Obviously this isn’t a crazy conclusion, since the obsession with growth is dependent on an interest in the future, and how one’s actions in the present affect it. It can come in all forms, from actively doing homework or writing applications, to getting enough sleep so you’re not struggling the next day. The problem is that it all seems to make sense! You don’t want to feel exhausted in the morning, so one would imagine that doing beneficial things in any way is worth it.

The cliché fear-of-missing-out isn’t the root of this, however, that much is clear, because at least for me, it’s by no means a clear choice between fun and responsibility. It’s the small chance that what you’re passing up could lead to something fun and memorable that’s often the issue. For example, do you stay in and read, clean up, and do a little research on internships, or do you go to those parties that, a majority of the time, you don’t really get anything out of? It’s a question that’s easy to answer: one option requires substantially less energy, and has less potential for awkward encounters, to accomplish than the other.

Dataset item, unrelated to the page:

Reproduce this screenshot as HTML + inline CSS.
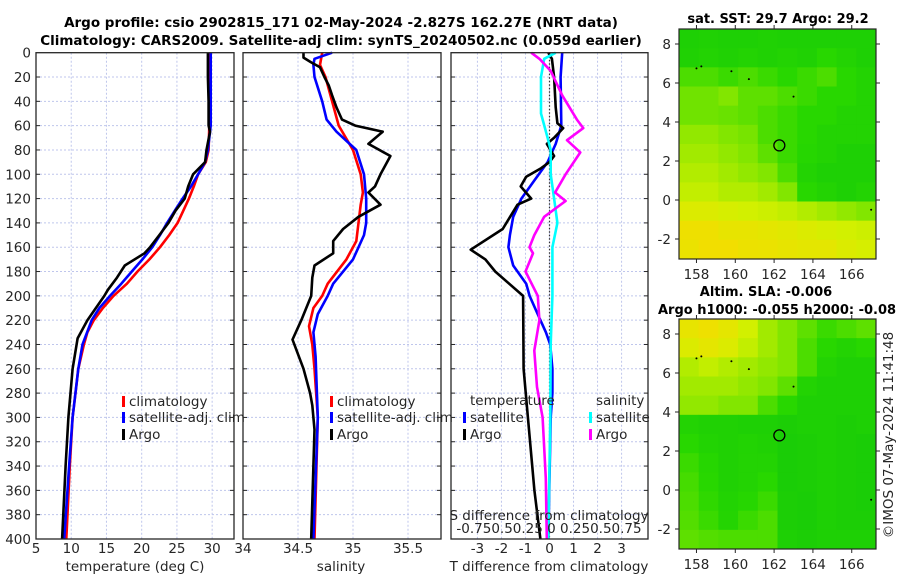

What’s funny is that the future is unknowable. Duh. But still, should one fret over something that, just by its very existence, is impossible to have any amount of confidence in its contents? Then again, from experience, you can predict, and statistically understand, what might come to pass, and how you could change that to benefit you in the way you desire. It’s the “responsibilities,” and related things that you can make happen, or at least try your best to do so. You cannot force fun. That’s what makes fun such a unique part of human nature. It’s something that just happens. It’s natural. You can’t construct it like you can construct an application or a time management scheme. Those things are not fun.

Ultimately, one needs a balance of both living-in-the-moment enjoyment and future-thinking responsibility. “Compromise is key” rears its head again. The achievement of that compromise, however, is the challenge. Some people, myself among them, find it almost impossible to turn off the part of the brain that constantly thinks about things outside the present moment. It’s a blessing and a curse, I suppose (read “I hope”), since while always being distracted and slightly stressed, it does breed thoughtfulness and preparedness. Which is powerful.